600 Watt HPS vs 400w MH for veg? Very slow growth, need advice!

ns420

Active Member
I have been using a 400 Watt HPS Ballast with a 400 Watt Growbright MH conversion bulb (blue spectrum), rated at around 45,000 lumens (supposedly).

I also have a 600 Watt HPS ballast with a 88,000 lumen Eye Hortilux Super HPS bulb (red spectrum).

I was curious as to which I should use for vegging? I know everyone says MH, but in my situation I am starting to feel like I would be better off with the HPS due to double the lumen output and nearly the same heat output.

I have been less than impressed with the 400W MH Conversion Bulb, it seems to run very hot, and has caused heat stress in my 75F 3'x4'x7' vegging room at 12-14" from the plants.

I have gotten very slow growth on a number of my plants on my first run, including a 3" tall White Widow plant that has been vegging for over a month (from seed) and a 9" tall White Widow that has been vegging for nearly 2 months (from seed also).
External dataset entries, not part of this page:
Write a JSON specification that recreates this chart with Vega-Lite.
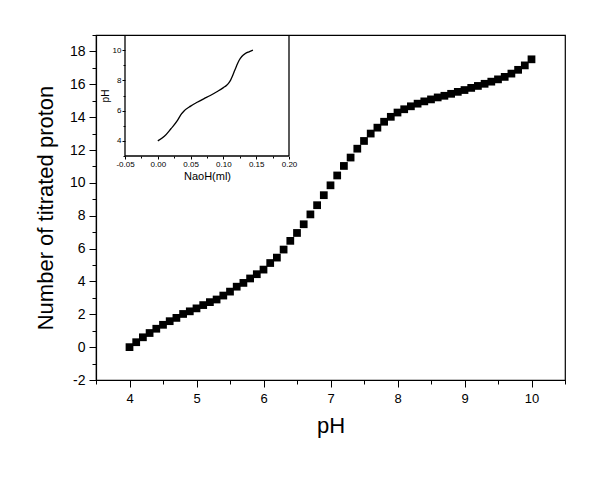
{
  "$schema": "https://vega.github.io/schema/vega-lite/v6.json",
  "width": 469,
  "height": 345,
  "autosize": {"type": "none"},
  "padding": {"left": 96, "top": 35, "right": 35, "bottom": 98},
  "background": "white",
  "config": {
    "font": "Liberation Sans",
    "view": {"stroke": "black", "strokeWidth": 1.2},
    "axis": {"grid": false, "domain": true, "domainColor": "black", "domainWidth": 1.2, "tickColor": "black", "tickWidth": 1, "labelColor": "black", "titleColor": "black", "labelFlush": false, "labelOverlap": false, "titleFontWeight": "normal", "labelFont": "Liberation Sans", "titleFont": "Liberation Sans"}
  },
  "datasets": {
    "titration": [
      {"pH": 4.0, "n": 0.0}, {"pH": 4.1, "n": 0.3}, {"pH": 4.2, "n": 0.6}, {"pH": 4.3, "n": 0.86}, {"pH": 4.4, "n": 1.12},
      {"pH": 4.5, "n": 1.36}, {"pH": 4.6, "n": 1.58}, {"pH": 4.7, "n": 1.78}, {"pH": 4.8, "n": 2.02}, {"pH": 4.9, "n": 2.18},
      {"pH": 5.0, "n": 2.36}, {"pH": 5.1, "n": 2.56}, {"pH": 5.2, "n": 2.74}, {"pH": 5.3, "n": 2.9}, {"pH": 5.4, "n": 3.14},
      {"pH": 5.5, "n": 3.38}, {"pH": 5.6, "n": 3.68}, {"pH": 5.7, "n": 3.91}, {"pH": 5.8, "n": 4.18}, {"pH": 5.9, "n": 4.44},
      {"pH": 6.0, "n": 4.72}, {"pH": 6.1, "n": 5.12}, {"pH": 6.2, "n": 5.45}, {"pH": 6.3, "n": 5.94}, {"pH": 6.4, "n": 6.47},
      {"pH": 6.5, "n": 6.95}, {"pH": 6.6, "n": 7.48}, {"pH": 6.7, "n": 8.08}, {"pH": 6.8, "n": 8.64}, {"pH": 6.9, "n": 9.25},
      {"pH": 7.0, "n": 9.85}, {"pH": 7.1, "n": 10.45}, {"pH": 7.2, "n": 11.03}, {"pH": 7.3, "n": 11.54}, {"pH": 7.4, "n": 12.08},
      {"pH": 7.5, "n": 12.55}, {"pH": 7.6, "n": 13.0}, {"pH": 7.7, "n": 13.36}, {"pH": 7.8, "n": 13.72}, {"pH": 7.9, "n": 14.02},
      {"pH": 8.0, "n": 14.28}, {"pH": 8.1, "n": 14.48}, {"pH": 8.2, "n": 14.66}, {"pH": 8.3, "n": 14.82}, {"pH": 8.4, "n": 14.96},
      {"pH": 8.5, "n": 15.08}, {"pH": 8.6, "n": 15.2}, {"pH": 8.7, "n": 15.3}, {"pH": 8.8, "n": 15.42}, {"pH": 8.9, "n": 15.54},
      {"pH": 9.0, "n": 15.65}, {"pH": 9.1, "n": 15.78}, {"pH": 9.2, "n": 15.9}, {"pH": 9.3, "n": 16.03}, {"pH": 9.4, "n": 16.16},
      {"pH": 9.5, "n": 16.3}, {"pH": 9.6, "n": 16.45}, {"pH": 9.7, "n": 16.65}, {"pH": 9.8, "n": 16.88}, {"pH": 9.9, "n": 17.15},
      {"pH": 10.0, "n": 17.52}
    ],
    "curve": [
      {"naoh": 0.0, "ph": 4.0}, {"naoh": 0.01, "ph": 4.3}, {"naoh": 0.02, "ph": 4.8}, {"naoh": 0.03, "ph": 5.35},
      {"naoh": 0.035, "ph": 5.72}, {"naoh": 0.04, "ph": 5.98}, {"naoh": 0.05, "ph": 6.3}, {"naoh": 0.06, "ph": 6.55},
      {"naoh": 0.07, "ph": 6.78}, {"naoh": 0.08, "ph": 7.0}, {"naoh": 0.09, "ph": 7.25}, {"naoh": 0.1, "ph": 7.52},
      {"naoh": 0.105, "ph": 7.68}, {"naoh": 0.108, "ph": 7.82}, {"naoh": 0.111, "ph": 8.02}, {"naoh": 0.114, "ph": 8.3},
      {"naoh": 0.117, "ph": 8.63}, {"naoh": 0.12, "ph": 8.95}, {"naoh": 0.124, "ph": 9.33}, {"naoh": 0.128, "ph": 9.58},
      {"naoh": 0.133, "ph": 9.76}, {"naoh": 0.139, "ph": 9.89}, {"naoh": 0.145, "ph": 10.0}
    ],
    "insetframe": [
      {"x": -0.05, "x2": -0.05, "y": 3, "y2": 11},
      {"x": 0.2, "x2": 0.2, "y": 3, "y2": 11},
      {"x": -0.05, "x2": 0.2, "y": 3, "y2": 3}
    ]
  },
  "layer": [
    {
      "data": {"name": "titration"},
      "mark": {"type": "point", "shape": "square", "filled": true, "color": "black", "size": 60, "opacity": 1},
      "encoding": {
        "x": {
          "field": "pH", "type": "quantitative",
          "scale": {"domain": [3.5, 10.5], "nice": false, "zero": false},
          "axis": {
            "title": "pH", "titleFontSize": 22, "titlePadding": 10,
            "values": [3.5, 4, 4.5, 5, 5.5, 6, 6.5, 7, 7.5, 8, 8.5, 9, 9.5, 10, 10.5],
            "labelExpr": "datum.value % 1 === 0 ? toString(datum.value) : ''",
            "labelFontSize": 13, "labelPadding": 5,
            "tickSize": {"condition": {"test": "datum.value % 1 === 0", "value": 7}, "value": 4}
          }
        },
        "y": {
          "field": "n", "type": "quantitative",
          "scale": {"domain": [-2, 19], "nice": false, "zero": false},
          "axis": {
            "title": "Number of titrated proton", "titleFontSize": 22, "titlePadding": 12,
            "values": [-2, -1, 0, 1, 2, 3, 4, 5, 6, 7, 8, 9, 10, 11, 12, 13, 14, 15, 16, 17, 18, 19],
            "labelExpr": "datum.value % 2 === 0 ? toString(datum.value) : ''",
            "labelFontSize": 14, "labelPadding": 4,
            "tickSize": {"condition": {"test": "datum.value % 2 === 0", "value": 7}, "value": 4}
          }
        }
      }
    },
    {
      "layer": [
        {
          "data": {"name": "curve"},
          "mark": {"type": "line", "color": "black", "strokeWidth": 1.3, "interpolate": "monotone"},
          "encoding": {
            "x": {
              "field": "naoh", "type": "quantitative",
              "scale": {"domain": [-0.05, 0.2], "range": [29, 193], "nice": false, "zero": false},
              "axis": {
                "orient": "bottom", "offset": -224, "domain": false,
                "title": "NaoH(ml)", "titleFontSize": 11, "titlePadding": 2,
                "values": [-0.05, -0.025, 0, 0.025, 0.05, 0.075, 0.1, 0.125, 0.15, 0.175, 0.2],
                "labelExpr": "round(datum.value * 1000) % 50 === 0 ? replace(format(datum.value, '.2f'), '\u2212', '-') : ''",
                "labelFontSize": 8, "labelPadding": 1,
                "tickSize": {"condition": {"test": "round(datum.value * 1000) % 50 === 0", "value": 3}, "value": 2}
              }
            },
            "y": {
              "field": "ph", "type": "quantitative",
              "scale": {"domain": [3, 11], "range": [121, 0], "nice": false, "zero": false},
              "axis": {
                "orient": "left", "offset": -29, "domain": false,
                "title": "pH", "titleFontSize": 10, "titlePadding": 2,
                "values": [3, 4, 5, 6, 7, 8, 9, 10, 11],
                "labelExpr": "datum.value % 2 === 0 ? datum.label : ''",
                "labelFontSize": 8, "labelPadding": 1,
                "tickSize": {"condition": {"test": "datum.value % 2 === 0", "value": 3}, "value": 2}
              }
            }
          }
        },
        {
          "data": {"name": "insetframe"},
          "mark": {"type": "rule", "color": "black", "strokeWidth": 1.3},
          "encoding": {
            "x": {"field": "x", "type": "quantitative"},
            "x2": {"field": "x2"},
            "y": {"field": "y", "type": "quantitative"},
            "y2": {"field": "y2"}
          }
        }
      ]
    }
  ],
  "resolve": {"scale": {"x": "independent", "y": "independent"}, "axis": {"x": "independent", "y": "independent"}}
}
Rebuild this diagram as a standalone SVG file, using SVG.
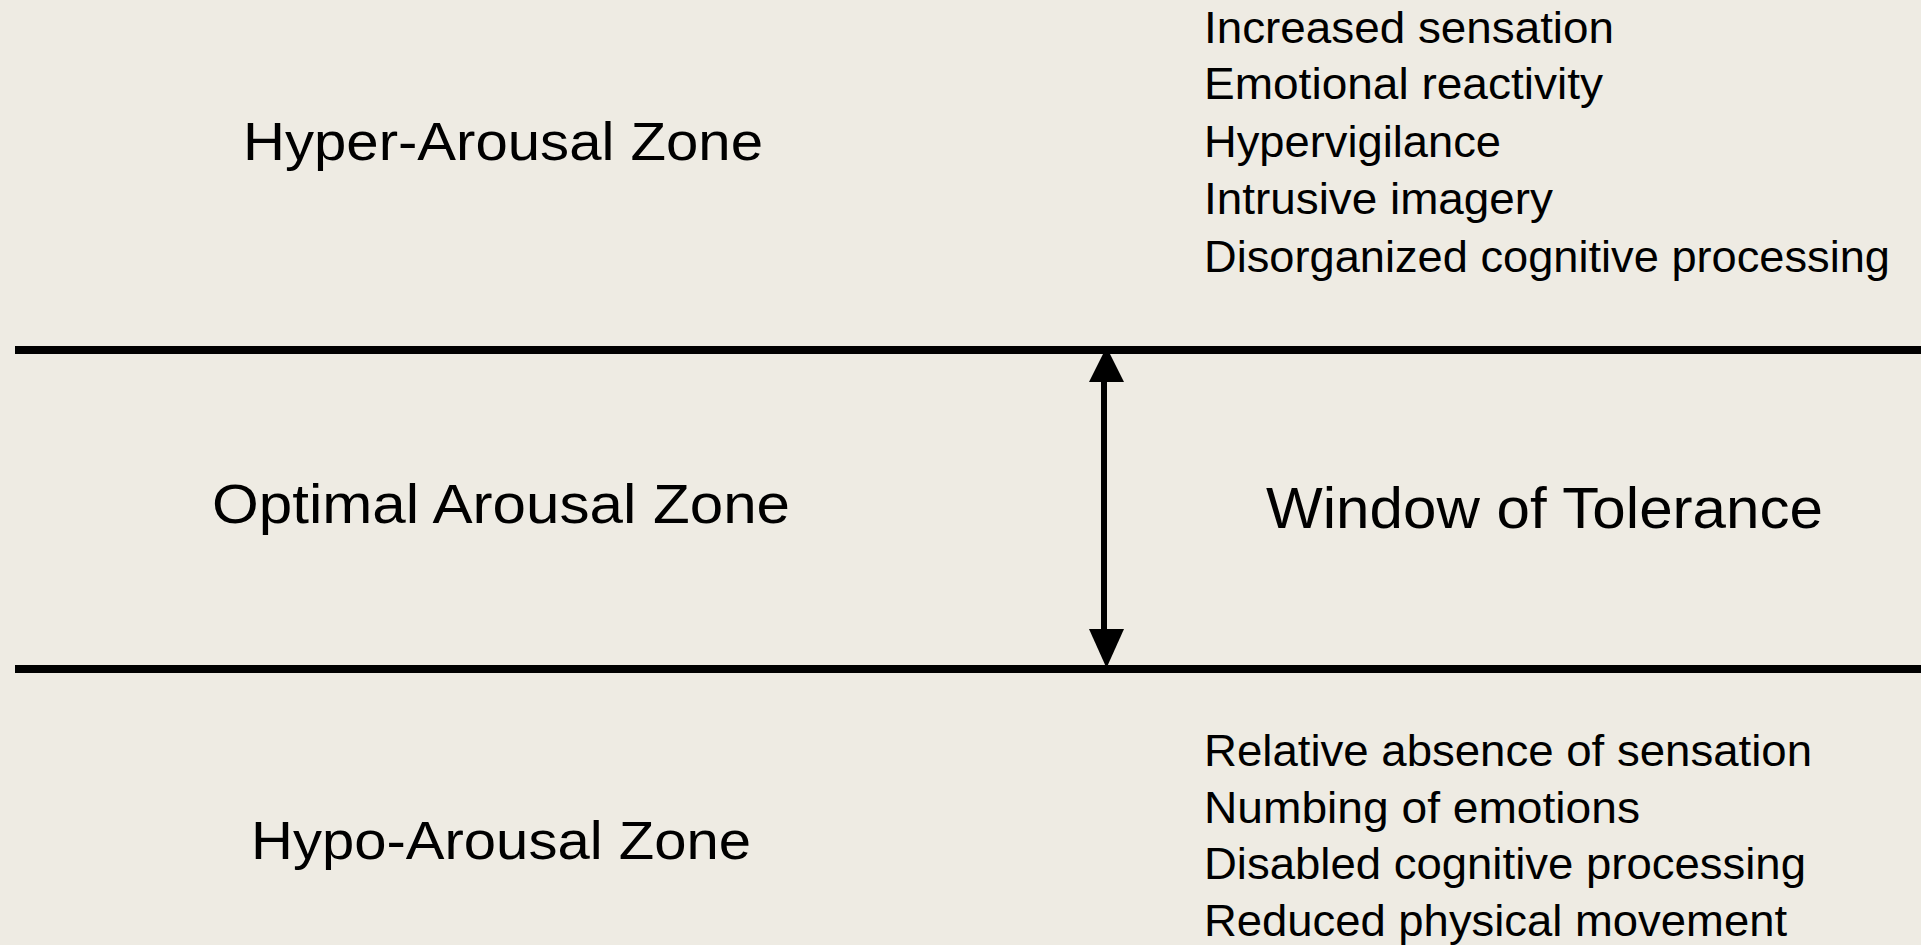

I am using FFOF Soil, Fox Farm Nutrients (following the feeding schedule listed on their website), and my soil runoff PH is 6.5-6.8 and my grow area is a nice steady 75-80F (lights on), 65-70F (lights off). I am currently running my lights 18/6 and have a 424CFM inline fan exhausting outside and moving tons of air through the room.

I am really not sure else what else could be the issue....

Any and all opinions are greatly appreciated. Thanks in advance!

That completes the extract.